Accounts of the heroic actions of Ayotte, Wilson, and Scholz appear alongside those of 174 other ordinary citizens from throughout the United States and Canada in the Commission’s biennial report for 2015 and 2016, which has just been released. “As nearly as we can tell,” Commission Chair Mark Laskow says in the report’s preface, the “heroic spirit has never flickered or faltered in the century-plus that we have been observing and recording the acts of these heroes.”
To date, the Hero Fund has considered more than 88,000 heroic acts for awarding and from them has selected 9,914 for recognition, with the 10,000th awardee to be named early next year. Historically, 20 percent of the awards were to those who lost their lives in rescue attempts, exemplifying the scripture that appears on every medal: “Greater love hath no man than this, that a man lay down his life for his friends” (John 15:13).

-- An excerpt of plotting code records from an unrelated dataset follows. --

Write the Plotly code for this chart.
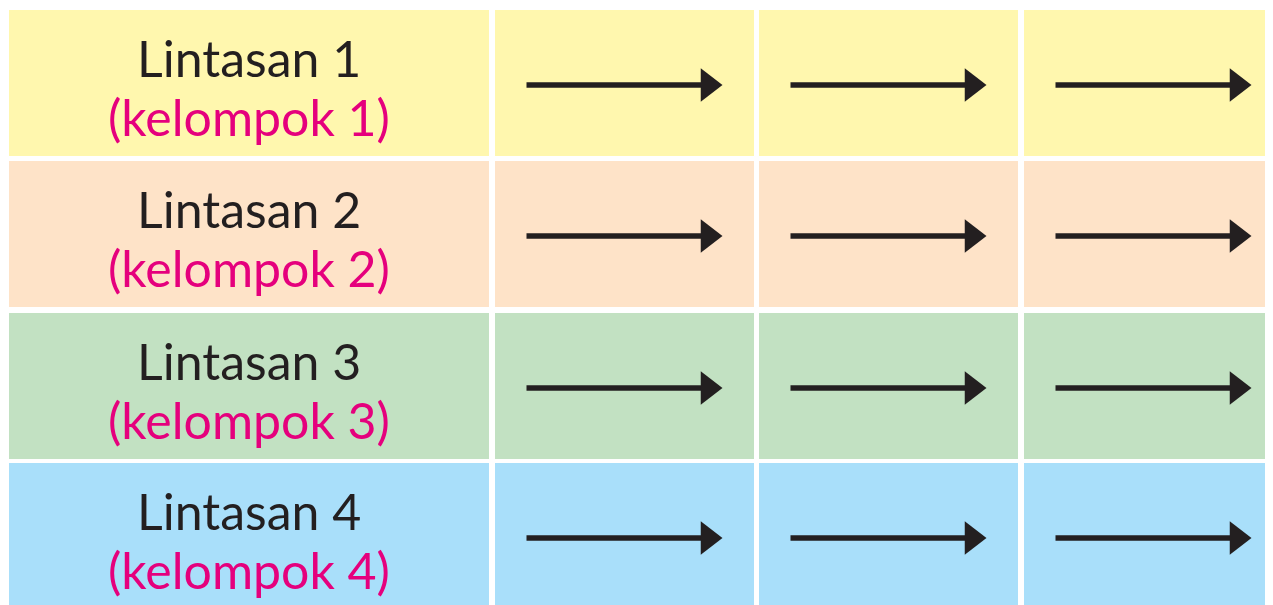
import plotly.graph_objects as go

# ---- data ----
lanes = ["Lintasan 1", "Lintasan 2", "Lintasan 3", "Lintasan 4"]
groups = ["(kelompok 1)", "(kelompok 2)", "(kelompok 3)", "(kelompok 4)"]
row_colors = ["#FFF7AE", "#FEE3C8", "#C2E1C2", "#A9DFFA"]
arrow_columns = ["step 1", "step 2", "step 3"]

# ---- layout geometry (page pixel space) ----
W, H = 1273, 605
OFF = 8  # default page body margin
row_tops = [10, 161, 313, 463]
row_h = 146
col_lefts = [9, 495, 759, 1024]
col_widths = [480, 259, 259, 259]

TEXT_DARK = "#231F20"
MAGENTA = "#E5007D"
FONT = "Lato, 'Open Sans', sans-serif"

fig = go.Figure()
shapes = []
annotations = []

for r, (lane, grp, color) in enumerate(zip(lanes, groups, row_colors)):
    y0 = row_tops[r]
    y1 = y0 + row_h
    for c in range(len(col_lefts)):
        x0 = col_lefts[c]
        x1 = x0 + col_widths[c]
        shapes.append(dict(type="rect", xref="x", yref="y", x0=x0, x1=x1, y0=y0, y1=y1,
                           fillcolor=color, line=dict(width=0), layer="below"))
    cx = col_lefts[0] + col_widths[0] / 2
    annotations.append(dict(x=cx, y=y0 + 48, xref="x", yref="y", text=lane, showarrow=False,
                            font=dict(family=FONT, size=50, color=TEXT_DARK),
                            xanchor="center", yanchor="middle"))
    annotations.append(dict(x=cx, y=y0 + 107, xref="x", yref="y", text=grp, showarrow=False,
                            font=dict(family=FONT, size=50, color=MAGENTA),
                            xanchor="center", yanchor="middle"))
    ay = y0 + 75
    for k, _ in enumerate(arrow_columns):
        left = col_lefts[k + 1]
        xs = left + 31.5
        tip = left + 230
        head_c = tip - 17
        fig.add_trace(go.Scatter(x=[xs, head_c], y=[ay, ay], mode="lines",
                                 line=dict(color=TEXT_DARK, width=5.5),
                                 hoverinfo="skip", showlegend=False))
        fig.add_trace(go.Scatter(x=[head_c], y=[ay], mode="markers",
                                 marker=dict(symbol="triangle-right", size=29, color=TEXT_DARK,
                                             line=dict(width=0)),
                                 hoverinfo="skip", showlegend=False))

fig.update_layout(
    width=W - OFF, height=H - OFF,
    margin=dict(l=0, r=0, t=0, b=0),
    paper_bgcolor="white", plot_bgcolor="white",
    shapes=shapes, annotations=annotations,
    xaxis=dict(range=[OFF, W], visible=False, fixedrange=True),
    yaxis=dict(range=[H, OFF], visible=False, fixedrange=True),
    showlegend=False,
)

fig.write_html("out.html")
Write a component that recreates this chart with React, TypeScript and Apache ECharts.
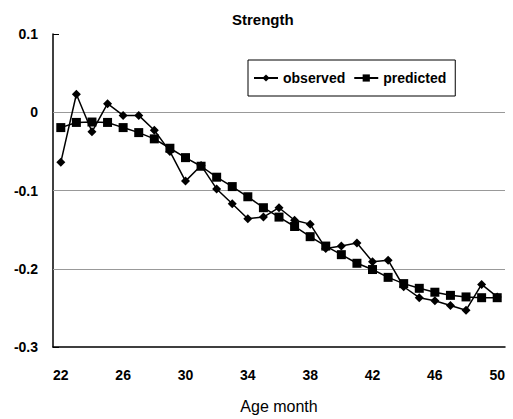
import React, { useEffect, useRef } from "react";
import * as echarts from "echarts";

const months = ["22","23","24","25","26","27","28","29","30","31","32","33","34","35","36","37","38","39","40","41","42","43","44","45","46","47","48","49","50"];
const observed = [-0.064, 0.023, -0.025, 0.011, -0.004, -0.004, -0.023, -0.05, -0.088, -0.068, -0.098, -0.117, -0.136, -0.134, -0.122, -0.138, -0.143, -0.174, -0.171, -0.167, -0.191, -0.189, -0.223, -0.237, -0.241, -0.247, -0.253, -0.22, -0.236];
const predicted = [-0.0196, -0.013, -0.0125, -0.013, -0.0196, -0.026, -0.034, -0.046, -0.058, -0.069, -0.083, -0.095, -0.108, -0.122, -0.134, -0.146, -0.159, -0.171, -0.182, -0.193, -0.201, -0.211, -0.219, -0.225, -0.23, -0.234, -0.236, -0.237, -0.237];
const gridValues = [0, -0.1, -0.2];

const FONT = "'Liberation Sans', Arial, sans-serif";

export default function App() {
  const ref = useRef<HTMLDivElement>(null);
  useEffect(() => {
    if (!ref.current) return;
    const chart = echarts.init(ref.current, null, { renderer: "svg" });
    chart.setOption({
      animation: false,
      backgroundColor: "#ffffff",
      title: {
        text: "Strength",
        left: 227,
        top: 7,
        textStyle: { fontFamily: FONT, fontSize: 15, fontWeight: "bold", color: "#000" },
      },
      legend: {
        left: 248,
        top: 60,
        orient: "horizontal",
        borderColor: "#000",
        borderWidth: 1,
        padding: [11, 9, 11, 5],
        itemGap: 8,
        itemWidth: 24,
        itemHeight: 9,
        textStyle: { fontFamily: FONT, fontSize: 14, fontWeight: "bold", color: "#000" },
        data: ["observed", "predicted"],
      },
      grid: { left: 53, top: 34, width: 452, height: 317, containLabel: false },
      xAxis: {
        type: "category",
        data: months,
        boundaryGap: true,
        name: "Age month",
        nameLocation: "middle",
        nameGap: 51,
        nameTextStyle: { fontFamily: FONT, fontSize: 16, color: "#000" },
        axisLine: { onZero: false, lineStyle: { color: "#000", width: 1.5 } },
        axisTick: { inside: true, length: 6, interval: 3, lineStyle: { color: "#000" } },
        axisLabel: { interval: 3, margin: 21, fontFamily: FONT, fontSize: 14, fontWeight: "bold", color: "#000" },
        splitLine: { show: false },
      },
      yAxis: {
        type: "value",
        min: -0.3,
        max: 0.1,
        interval: 0.1,
        axisLine: { show: true, lineStyle: { color: "#000", width: 1.5 } },
        axisTick: { show: true, inside: true, length: 6, lineStyle: { color: "#000" } },
        axisLabel: {
          margin: 15,
          fontFamily: FONT,
          fontSize: 14,
          fontWeight: "bold",
          color: "#000",
          formatter: (v: number) => (Math.abs(v) < 1e-9 ? "0" : String(Math.round(v * 10) / 10)),
        },
        splitLine: { show: false },
      },
      series: [
        {
          name: "observed",
          type: "line",
          data: observed,
          symbol: "diamond",
          symbolSize: 9,
          itemStyle: { color: "#000" },
          lineStyle: { color: "#000", width: 1.5 },
          z: 3,
          markLine: {
            silent: true,
            symbol: "none",
            label: { show: false },
            lineStyle: { color: "#999", width: 1, type: "solid" },
            data: gridValues.map((v) => ({ yAxis: v })),
            z: 1,
          },
        },
        {
          name: "predicted",
          type: "line",
          data: predicted,
          symbol: "rect",
          symbolSize: 9,
          itemStyle: { color: "#000" },
          lineStyle: { color: "#000", width: 1.5 },
          z: 2,
        },
      ],
    });
    return () => chart.dispose();
  }, []);
  return <div ref={ref} style={{ position: "fixed", left: 0, top: 0, width: 513, height: 419 }} />;
}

In addition to the medal, each of the heroes or their survivors received a financial grant and became eligible for other benefits from the Hero Fund, including scholarship aid, ongoing assistance, and death benefits. More than $38.6 million in such grants has been awarded by the Commission since its inception, in keeping with Mr. Carnegie’s wish that “if the hero is injured in his bold attempt to serve or save his fellows, he and those dependent upon him should not suffer pecuniarily.”